Exercise directions: Output the full listing below exactly as it reads, and skip anything that is a picture.

━━━━━━

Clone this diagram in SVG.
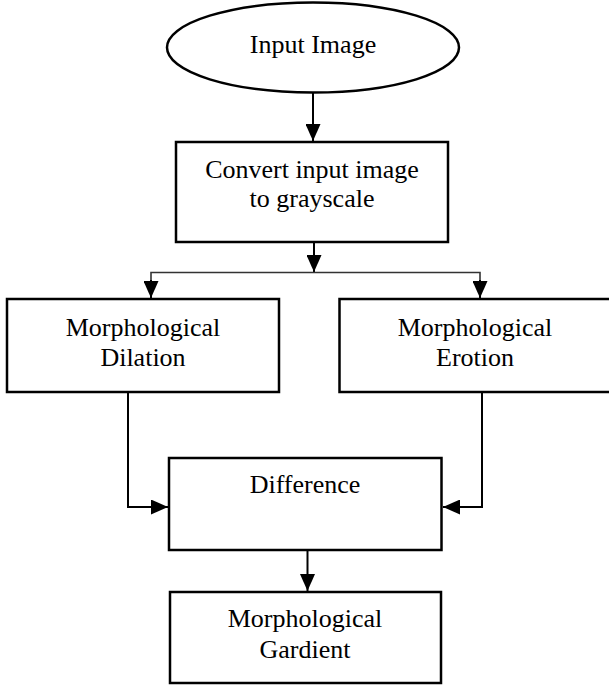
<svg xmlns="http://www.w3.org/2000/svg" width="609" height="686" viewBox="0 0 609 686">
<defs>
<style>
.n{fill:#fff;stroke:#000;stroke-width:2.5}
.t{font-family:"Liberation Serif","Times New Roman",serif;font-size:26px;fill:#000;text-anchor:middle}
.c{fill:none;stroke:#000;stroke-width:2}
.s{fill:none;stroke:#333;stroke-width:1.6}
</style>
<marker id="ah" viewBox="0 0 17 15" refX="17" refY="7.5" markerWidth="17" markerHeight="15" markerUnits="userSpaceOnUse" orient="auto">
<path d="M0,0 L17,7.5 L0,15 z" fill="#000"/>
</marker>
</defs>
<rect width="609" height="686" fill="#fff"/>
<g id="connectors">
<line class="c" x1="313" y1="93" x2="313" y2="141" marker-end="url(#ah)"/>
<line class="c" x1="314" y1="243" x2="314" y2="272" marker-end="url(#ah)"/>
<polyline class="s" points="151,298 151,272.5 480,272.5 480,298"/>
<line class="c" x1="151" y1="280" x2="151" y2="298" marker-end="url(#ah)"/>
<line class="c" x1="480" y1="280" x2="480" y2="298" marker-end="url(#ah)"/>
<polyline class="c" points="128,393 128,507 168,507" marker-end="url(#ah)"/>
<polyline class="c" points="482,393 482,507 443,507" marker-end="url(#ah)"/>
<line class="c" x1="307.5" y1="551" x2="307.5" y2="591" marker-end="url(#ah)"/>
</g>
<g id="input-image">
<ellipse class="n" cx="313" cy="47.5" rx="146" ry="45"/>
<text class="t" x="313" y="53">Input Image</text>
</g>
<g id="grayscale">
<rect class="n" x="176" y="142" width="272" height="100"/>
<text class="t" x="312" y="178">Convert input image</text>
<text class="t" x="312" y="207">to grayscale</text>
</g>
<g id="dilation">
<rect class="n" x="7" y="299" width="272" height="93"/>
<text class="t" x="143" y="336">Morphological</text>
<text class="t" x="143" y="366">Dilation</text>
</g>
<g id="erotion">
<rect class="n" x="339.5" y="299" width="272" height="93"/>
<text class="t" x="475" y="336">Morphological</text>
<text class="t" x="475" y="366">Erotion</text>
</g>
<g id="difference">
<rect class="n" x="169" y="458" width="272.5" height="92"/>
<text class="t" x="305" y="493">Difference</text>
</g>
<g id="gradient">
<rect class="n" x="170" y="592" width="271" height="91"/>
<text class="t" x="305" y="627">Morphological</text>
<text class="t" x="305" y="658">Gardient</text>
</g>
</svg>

━━━━━━

Final answer:
Clone this diagram in SVG.
<svg xmlns="http://www.w3.org/2000/svg" width="609" height="686" viewBox="0 0 609 686">
<defs>
<style>
.n{fill:#fff;stroke:#000;stroke-width:2.5}
.t{font-family:"Liberation Serif","Times New Roman",serif;font-size:26px;fill:#000;text-anchor:middle}
.c{fill:none;stroke:#000;stroke-width:2}
.s{fill:none;stroke:#333;stroke-width:1.6}
</style>
<marker id="ah" viewBox="0 0 17 15" refX="17" refY="7.5" markerWidth="17" markerHeight="15" markerUnits="userSpaceOnUse" orient="auto">
<path d="M0,0 L17,7.5 L0,15 z" fill="#000"/>
</marker>
</defs>
<rect width="609" height="686" fill="#fff"/>
<g id="connectors">
<line class="c" x1="313" y1="93" x2="313" y2="141" marker-end="url(#ah)"/>
<line class="c" x1="314" y1="243" x2="314" y2="272" marker-end="url(#ah)"/>
<polyline class="s" points="151,298 151,272.5 480,272.5 480,298"/>
<line class="c" x1="151" y1="280" x2="151" y2="298" marker-end="url(#ah)"/>
<line class="c" x1="480" y1="280" x2="480" y2="298" marker-end="url(#ah)"/>
<polyline class="c" points="128,393 128,507 168,507" marker-end="url(#ah)"/>
<polyline class="c" points="482,393 482,507 443,507" marker-end="url(#ah)"/>
<line class="c" x1="307.5" y1="551" x2="307.5" y2="591" marker-end="url(#ah)"/>
</g>
<g id="input-image">
<ellipse class="n" cx="313" cy="47.5" rx="146" ry="45"/>
<text class="t" x="313" y="53">Input Image</text>
</g>
<g id="grayscale">
<rect class="n" x="176" y="142" width="272" height="100"/>
<text class="t" x="312" y="178">Convert input image</text>
<text class="t" x="312" y="207">to grayscale</text>
</g>
<g id="dilation">
<rect class="n" x="7" y="299" width="272" height="93"/>
<text class="t" x="143" y="336">Morphological</text>
<text class="t" x="143" y="366">Dilation</text>
</g>
<g id="erotion">
<rect class="n" x="339.5" y="299" width="272" height="93"/>
<text class="t" x="475" y="336">Morphological</text>
<text class="t" x="475" y="366">Erotion</text>
</g>
<g id="difference">
<rect class="n" x="169" y="458" width="272.5" height="92"/>
<text class="t" x="305" y="493">Difference</text>
</g>
<g id="gradient">
<rect class="n" x="170" y="592" width="271" height="91"/>
<text class="t" x="305" y="627">Morphological</text>
<text class="t" x="305" y="658">Gardient</text>
</g>
</svg>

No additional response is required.